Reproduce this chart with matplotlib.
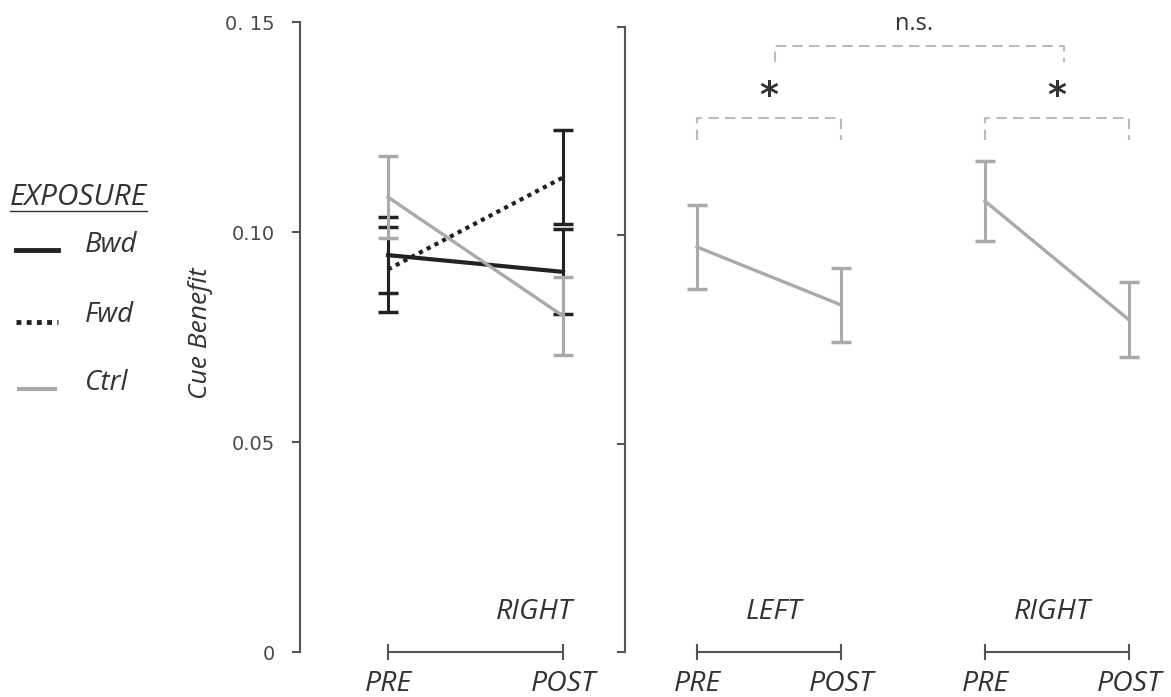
import matplotlib
matplotlib.use('Agg')
import matplotlib.pyplot as plt
from matplotlib.lines import Line2D

plt.rcParams['font.family'] = ['Open Sans', 'DejaVu Sans']

# ---- data ----
phases = ['PRE', 'POST']
groups = ['Bwd', 'Fwd', 'Ctrl']

# left panel: RIGHT side, three exposure groups
bwd_mean = [0.0945, 0.0905]
bwd_err = [0.0091, 0.0101]
fwd_mean = [0.0911, 0.1130]
fwd_err = [0.0102, 0.0112]
ctrl_mean = [0.1083, 0.0800]
ctrl_err = [0.0098, 0.0093]

# right panel: Ctrl, LEFT and RIGHT sides
side_labels = ['LEFT', 'RIGHT']
left_mean = [0.0972, 0.0833]
left_err = [0.0101, 0.0089]
right_mean = [0.1082, 0.0797]
right_err = [0.0096, 0.0090]

yticks = [0, 0.05, 0.10, 0.15]
ytick_labels = ['0', '0.05', '0.10', '0. 15']

# ---- style ----
BLACK = '#222222'
GRAY = '#aaaaaa'
AXIS = '#555555'
TEXT = '#333333'
BRACKET = '#bbbbbb'

W, H = 1171, 697
fig = plt.figure(figsize=(W / 100, H / 100), dpi=100)

ax1 = fig.add_axes([300 / W, 45 / H, 300 / W, 630 / H])
ax2 = fig.add_axes([625 / W, 45 / H, 535 / W, 625 / H])

for ax in (ax1, ax2):
    ax.set_facecolor('none')
    for s in ('top', 'right', 'bottom'):
        ax.spines[s].set_visible(False)
    ax.spines['left'].set_color(AXIS)
    ax.spines['left'].set_linewidth(1.5)
    ax.set_ylim(0, 0.15)
    ax.set_yticks(yticks)
    ax.tick_params(axis='y', direction='out', length=6, width=1.5, color=AXIS)
    ax.tick_params(axis='x', length=0, pad=13)

ax1.set_xlim(-0.503, 1.211)
ax2.set_xlim(-0.5, 3.215)

ax1.set_yticklabels(ytick_labels, fontsize=14, color='#4a4a4a', family='DejaVu Sans')
ax1.tick_params(axis='y', pad=12)
ax2.set_yticklabels([])

lbl_font = dict(fontsize=20.5, style='italic', color=TEXT)

# x axis segments with end caps
def xsegment(ax, x0, x1):
    ax.plot([x0, x1], [0, 0], color=AXIS, lw=1.5, marker='|', markersize=12,
            markeredgewidth=1.5, clip_on=False, zorder=1)

xs = [0, 1]
xsegment(ax1, xs[0], xs[1])
ax1.set_xticks(xs)
ax1.set_xticklabels(phases, **lbl_font)

# left panel series
eb = dict(capsize=7, capthick=2.5, elinewidth=2.2)
ax1.errorbar(xs, bwd_mean, yerr=bwd_err, color=BLACK, lw=3, zorder=3, **eb)
ax1.errorbar(xs, fwd_mean, yerr=fwd_err, color=BLACK, lw=3, ls=(0, (1, 1.1)),
             zorder=3, **eb)
ax1.errorbar(xs, ctrl_mean, yerr=ctrl_err, color=GRAY, lw=2.4, zorder=4, **eb)
ax1.text(0.834, 0.0095, 'RIGHT', ha='center', va='center', **lbl_font)

ax1.set_ylabel('Cue Benefit', fontsize=19, style='italic', color=TEXT)
ax1.yaxis.set_label_coords(-0.29, 0.506)

# right panel
xl = [0, 1]
xr = [2, 3]
xsegment(ax2, xl[0], xl[1])
xsegment(ax2, xr[0], xr[1])
ax2.set_xticks(xl + xr)
ax2.set_xticklabels(phases + phases, **lbl_font)
ax2.errorbar(xl, left_mean, yerr=left_err, color=GRAY, lw=2.4, **eb)
ax2.errorbar(xr, right_mean, yerr=right_err, color=GRAY, lw=2.4, **eb)
ax2.text(0.535, 0.0096, side_labels[0], ha='center', va='center', **lbl_font)
ax2.text(2.465, 0.0096, side_labels[1], ha='center', va='center', **lbl_font)

# significance brackets
def bracket(ax, x0, x1, y_low, y_high):
    ax.plot([x0, x0, x1, x1], [y_low, y_high, y_high, y_low], color=BRACKET,
            lw=1.5, ls=(0, (5, 3)), clip_on=False)

bracket(ax2, 0, 1, 0.1229, 0.1282)
bracket(ax2, 2, 3, 0.1229, 0.1282)
bracket(ax2, 0.54, 2.55, 0.1416, 0.1454)
ax2.text(0.5, 0.1335, '*', ha='center', va='center', fontsize=26, color=TEXT,
         family='DejaVu Sans', weight='bold')
ax2.text(2.5, 0.1335, '*', ha='center', va='center', fontsize=26, color=TEXT,
         family='DejaVu Sans', weight='bold')
ax2.text(1.51, 0.1508, 'n.s.', ha='center', va='center', fontsize=17, color=TEXT,
         clip_on=False)

# legend drawn in figure pixels
def fx(x):
    return x / W

def fy(y):
    return 1 - y / H

fig.text(fx(10), fy(205), 'EXPOSURE', fontsize=21.5, style='italic', color=TEXT,
         ha='left', va='baseline')
fig.add_artist(Line2D([fx(10), fx(147)], [fy(211), fy(211)], color=TEXT, lw=1))
leg_styles = [dict(color=BLACK, ls='-', lw=3.5),
              dict(color=BLACK, ls=(0, (1, 1.1)), lw=3.5),
              dict(color=GRAY, ls='-', lw=3)]
leg_x = [(16, 58), (16, 58), (19, 55)]
leg_y = [250, 322, 389]
text_y = [245, 315, 383]
for name, st, lx, ly, ty in zip(groups, leg_styles, leg_x, leg_y, text_y):
    fig.add_artist(Line2D([fx(lx[0]), fx(lx[1])], [fy(ly), fy(ly)], **st))
    fig.text(fx(85), fy(ty), name, fontsize=20, style='italic', color=TEXT,
             ha='left', va='center')

fig.savefig('out.png', dpi=100)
────────
Up to and including the line with "groups = ['Bwd', 'Fwd', 'Ctrl']", copy the data above from its first line. Skip pictures.

Reproduce this chart with matplotlib.
import matplotlib
matplotlib.use('Agg')
import matplotlib.pyplot as plt
from matplotlib.lines import Line2D

plt.rcParams['font.family'] = ['Open Sans', 'DejaVu Sans']

# ---- data ----
phases = ['PRE', 'POST']
groups = ['Bwd', 'Fwd', 'Ctrl']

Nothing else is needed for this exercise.